The consultation is open for firms to respond to until 3 April 2020. The PRA intends to publish its final policy on the proposals in the second half of 2020, with implementation of the proposals shortly thereafter.


As a result of this CP, financial services customers are likely to review their outsourcing arrangements, particularly where there is a predominant focus on the transfer of data and where there is a cloud component to their IT arrangements. Addenda may be required to ensure existing agreements are adequately modified. Subject to the content of the final policy, outsourced service providers should be prepared for firms to push for more stringent data security policies and business contingency plans to be included in any arrangement going forward.

But it is not all bad news for outsourced service providers. The CP does contemplate some potential benefits in the areas of audit where “third party certification” reports (like SOC reports) and pooled audits (where groups of firms appoint one auditor to audit a service provider once, but for the benefit of the group of firms) may reduce the invasiveness of audits on service providers.

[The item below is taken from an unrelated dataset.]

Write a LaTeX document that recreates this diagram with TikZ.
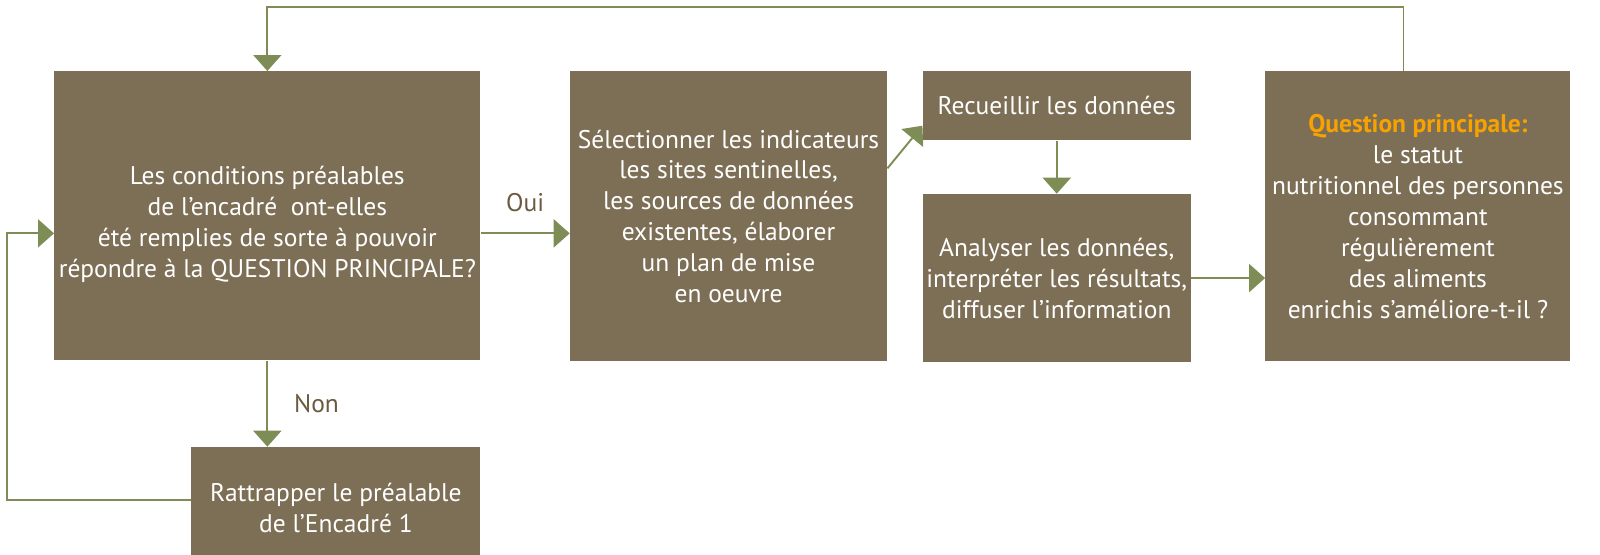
\documentclass[tikz,border=0pt]{standalone}
\usepackage{fontspec}
\setmainfont{PT Sans}
\usepackage{xcolor}
\usetikzlibrary{positioning, calc, arrows.meta}
\definecolor{boxbrown}{HTML}{7D6F55}
\definecolor{linkgreen}{HTML}{7E8D56}
\definecolor{lblbrown}{HTML}{6B5A40}
\definecolor{qorange}{HTML}{F7A200}

\begin{document}
\begin{tikzpicture}[box/.style={rectangle, fill=boxbrown, text=white, align=center, inner sep=0pt, font=\fontsize{14.5}{17.6}\selectfont},
  flow/.style={draw=linkgreen, line width=1.1pt, ->},
  lbl/.style={text=lblbrown, font=\fontsize{14.5}{17.6}\selectfont},
  >={Triangle[width=0.56cm, length=0.32cm]}]
  \useasboundingbox (0,0) rectangle (32,-11.08);
  \coordinate (loop) at (0.14,0);
  \node[box, minimum width=8.52cm, minimum height=5.78cm, anchor=north west] (A) at (1.08,-1.42) {\rule{0pt}{20pt}Les conditions préalables\\de l’encadré\ \ ont-elles\\été remplies de sorte à pouvoir\\répondre à la QUESTION PRINCIPALE?};
  \node[box, minimum width=6.34cm, minimum height=5.8cm, right=1.78cm of A.north east, anchor=north west] (B) {Sélectionner les indicateurs\\les sites sentinelles,\\les sources de données\\existentes, élaborer\\un plan de mise\\en oeuvre};
  \node[box, minimum width=5.36cm, minimum height=1.38cm, right=0.7cm of B.north east, anchor=north west] (R) {Recueillir les données};
  \node[box, minimum width=5.36cm, minimum height=3.36cm, below=1.06cm of R.south west, anchor=north west] (N) {Analyser les données,\\interpréter les résultats,\\diffuser l’information};
  \node[box, minimum width=6.1cm, minimum height=5.8cm, right=1.48cm of R.north east, anchor=north west] (Q) {{\bfseries\color{qorange}Question principale:}\\le statut\\nutritionnel des personnes\\consommant\\régulièrement\\des aliments\\enrichis s’améliore-t-il ?};
  \node[box, minimum width=5.78cm, minimum height=2.44cm, below=1.72cm of A.south east, anchor=north east] (T) {Rattrapper le préalable\\de l’Encadré 1};
  \draw[flow] ([yshift=-0.35cm]A.east) -- node[lbl, midway, above=0.3cm] (oui) {Oui} ([yshift=-0.35cm]A.east -| B.west);
  \draw[flow] (A.south) -- node[lbl, midway, right=0.4cm] (non) {Non} (A.south |- T.north);
  \draw[flow] ([yshift=0.96cm]B.east) -- ([yshift=0.3cm]R.south west);
  \draw[flow] (R.south) -- (R.south |- N.north);
  \draw[flow] (N.east) -- (N.east -| Q.west);
  \draw[flow] ([xshift=-0.29cm]Q.north) -- ++(0,1.28) -| (A.north);
  \draw[flow] ([yshift=0.16cm]T.west) -- ([yshift=0.16cm]T.west -| loop) |- ([yshift=-0.35cm]A.west);
\end{tikzpicture}
\end{document}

The DSS also has reiterated that while firms can outsource certain functions, they cannot outsource their responsibilities and so remain fully accountable for their own regulatory compliance. As they are best placed to account for the firm’s risk tolerance and approach to compliance, it may be helpful for outsourced service providers to remind their customers of these points during often times heated “compliance with laws” negotiations.